The provided README.md files explains which output to expect and possible customizations.
Putting your knowledge into practice and performing the benchmark calculations
Once you have completed the annotation of your files and, if necessary, trained a custom model for field/entity recognition, you can proceed to evaluate the performance of your OCR solution. Two shell files are provided for executing the necessary scripts, or you can use the provided interactive python notebooks (.ipynb) for an interactive approach to calculating benchmarks. You can use Azure Machine Learning Studio or your preferred local IDE to perform the calculations, as long as you have a Python environment with the necessary dependencies. The produced outputs will place the predicted/extracted value next to the annotated ground truth and may look as follows:
Filename |
Entity |
True Value |
Extracted Value |
Confidence Score |
Fuzzy Score |
File_1 |
Address |
000 Fifth Avenue |
000 Fifth Avenue |
0.99 |
100 |
File_1 |
Address |
156 Denison Street |
15 Deni Street |
0.87 |
88 |
As such, you can check each annotated word / entity for its word similarity. You have also the option to use this transactional side by side comparison as an input for a dashboard such as PowerBI.
Step-by step summary:
- Download the zip file from the GitHub repository
- Place your data at the root level
- Distribute the files into “./labelling/FR_output/” , “./labelling/GT_check/” and optionally into “./labelling/images/” if your input are image files
- Execute the shell scripts to compute the benchmark OR, use the provided notebooks for interactive benchmarking / debugging.

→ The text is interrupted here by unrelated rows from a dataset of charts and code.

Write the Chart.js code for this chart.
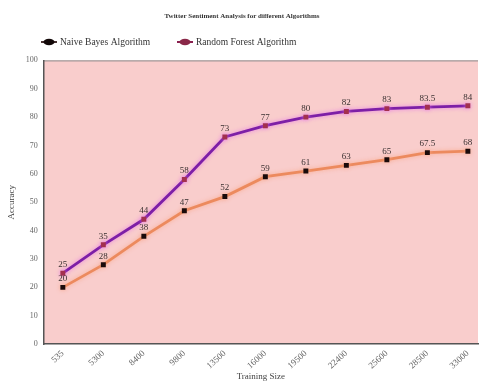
<!DOCTYPE html>
<html>
<head>
<meta charset="utf-8">
<script src="https://cdn.jsdelivr.net/npm/chart.js@4/dist/chart.umd.min.js"></script>
<style>
  html, body { margin: 0; padding: 0; background: #ffffff; }
  #wrap { width: 483px; height: 387px; position: relative; }
</style>
</head>
<body>
<div id="wrap"><canvas id="c" width="483" height="387"></canvas></div>
<script>
// Training sizes (x categories) and accuracy of each algorithm
const trainingSizes = ["535", "5300", "8400", "9800", "13500", "16000", "19500", "22400", "25600", "28500", "33000"];
const naiveBayes = [20, 28, 38, 47, 52, 59, 61, 63, 65, 67.5, 68];
const randomForest = [25, 35, 44, 58, 73, 77, 80, 82, 83, 83.5, 84];
const accuracyTicks = [0, 10, 20, 30, 40, 50, 60, 70, 80, 90, 100];

const SERIF = "'Liberation Serif', 'DejaVu Serif', serif";

// pink plotting area
const plotBackground = {
  id: 'plotBackground',
  beforeDraw(chart) {
    const { ctx, chartArea: a } = chart;
    ctx.save();
    ctx.fillStyle = '#f9cdcc';
    ctx.fillRect(a.left, a.top, a.right - a.left, a.bottom - a.top);
    ctx.strokeStyle = '#8a8a8a';
    ctx.lineWidth = 1;
    ctx.beginPath();
    ctx.moveTo(a.left, a.top + 0.5);
    ctx.lineTo(a.right, a.top + 0.5);
    ctx.stroke();
    ctx.restore();
  }
};

// legend row under the title
const legendRow = {
  id: 'legendRow',
  afterDraw(chart) {
    const { ctx } = chart;
    const items = [
      { x: 41, ds: 0, dot: '#120808', line: '#4a3434' },
      { x: 177, ds: 1, dot: '#8a2848', line: '#8a2050' }
    ];
    const y = 42;
    ctx.save();
    ctx.font = "9.5px " + SERIF;
    ctx.textBaseline = 'middle';
    items.forEach(it => {
      ctx.strokeStyle = it.line;
      ctx.lineWidth = 2;
      ctx.beginPath();
      ctx.moveTo(it.x, y);
      ctx.lineTo(it.x + 16, y);
      ctx.stroke();
      ctx.fillStyle = it.dot;
      ctx.beginPath();
      ctx.ellipse(it.x + 8, y, 5.5, 3.2, 0, 0, Math.PI * 2);
      ctx.fill();
      ctx.fillStyle = '#333333';
      ctx.fillText(chart.data.datasets[it.ds].label, it.x + 19, y);
    });
    ctx.restore();
  }
};

// value labels above each point
const valueLabels = {
  id: 'valueLabels',
  afterDatasetsDraw(chart) {
    const { ctx } = chart;
    ctx.save();
    ctx.font = "9px " + SERIF;
    ctx.fillStyle = '#3a3030';
    ctx.textAlign = 'center';
    ctx.textBaseline = 'bottom';
    chart.data.datasets.forEach((ds, di) => {
      const meta = chart.getDatasetMeta(di);
      meta.data.forEach((pt, i) => {
        ctx.fillText(String(ds.data[i].y), pt.x, pt.y - 4);
      });
    });
    ctx.restore();
  }
};

// glow under the lines
const lineGlow = {
  id: 'lineGlow',
  beforeDatasetDraw(chart, args) {
    const ctx = chart.ctx;
    ctx.save();
    ctx.shadowColor = args.index === 1 ? 'rgba(230,120,230,0.9)' : 'rgba(250,170,140,0.9)';
    ctx.shadowBlur = 4;
  },
  afterDatasetDraw(chart) {
    chart.ctx.restore();
  }
};

const toPoints = arr => arr.map((v, i) => ({ x: i, y: v }));

new Chart(document.getElementById('c'), {
  type: 'line',
  data: {
    datasets: [
      {
        label: 'Naive Bayes Algorithm',
        data: toPoints(naiveBayes),
        borderColor: '#ec8a5e',
        borderWidth: 2.8,
        pointStyle: 'rect',
        pointRadius: 3.5,
        pointBackgroundColor: '#1a0a0a',
        pointBorderColor: '#1a0a0a',
        pointBorderWidth: 0,
        tension: 0
      },
      {
        label: 'Random Forest Algorithm',
        data: toPoints(randomForest),
        borderColor: '#7d1fa6',
        borderWidth: 2.8,
        pointStyle: 'rect',
        pointRadius: 3.5,
        pointBackgroundColor: '#a3304e',
        pointBorderColor: '#a3304e',
        pointBorderWidth: 0,
        tension: 0
      }
    ]
  },
  options: {
    responsive: false,
    animation: false,
    devicePixelRatio: 1,
    layout: { padding: { left: 6, right: 5, top: 4, bottom: 3 } },
    plugins: {
      title: {
        display: true,
        text: 'Twitter Sentiment Analysis for different Algorithms',
        color: '#333333',
        font: { family: SERIF, size: 7, weight: 'bold' },
        padding: { top: 8, bottom: 40 }
      },
      legend: { display: false },
      tooltip: { enabled: false }
    },
    scales: {
      x: {
        type: 'linear',
        min: -0.47,
        max: 10.25,
        afterBuildTicks(scale) {
          scale.ticks = trainingSizes.map((_, i) => ({ value: i }));
        },
        ticks: {
          autoSkip: false,
          minRotation: 42,
          maxRotation: 42,
          color: '#666666',
          font: { family: SERIF, size: 9 },
          padding: 0,
          callback: (v) => trainingSizes[Math.round(v)]
        },
        grid: { display: false, drawTicks: true, tickLength: 4, tickColor: '#555' },
        border: { display: true, color: '#555555', width: 1.5 },
        title: {
          display: true,
          text: 'Training Size',
          color: '#444444',
          font: { family: SERIF, size: 9 },
          padding: { top: 0, bottom: 2 }
        }
      },
      y: {
        min: 0,
        max: 100,
        afterBuildTicks(scale) {
          scale.ticks = accuracyTicks.map(v => ({ value: v }));
        },
        ticks: {
          color: '#666666',
          font: { family: SERIF, size: 8 },
          padding: 3
        },
        grid: { display: false, drawTicks: true, tickLength: 3, tickColor: '#555' },
        border: { display: true, color: '#555555', width: 1.5 },
        title: {
          display: true,
          text: 'Accuracy',
          color: '#444444',
          font: { family: SERIF, size: 9 },
          padding: { top: 0, bottom: 6 }
        }
      }
    }
  },
  plugins: [plotBackground, lineGlow, valueLabels, legendRow]
});
</script>
</body>
</html>
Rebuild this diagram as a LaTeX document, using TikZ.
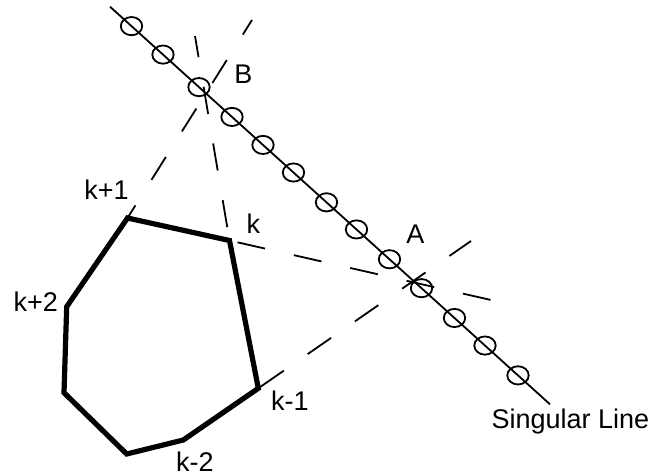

Technical Requirements and summary
You have learned how to perform a benchmark on your custom data with Forms Recognizer as well as how to train a custom model leveraging Forms Recognizer Studio. All you need is:
- Azure Subscription
- Python environment or a Azure Machine Learning Subscription
- Forms Recognizer Instance
- Azure Storage Explorer
Now that you know how to measure the performance of Forms Recognizer, you can build your OCR solutions with more confidence.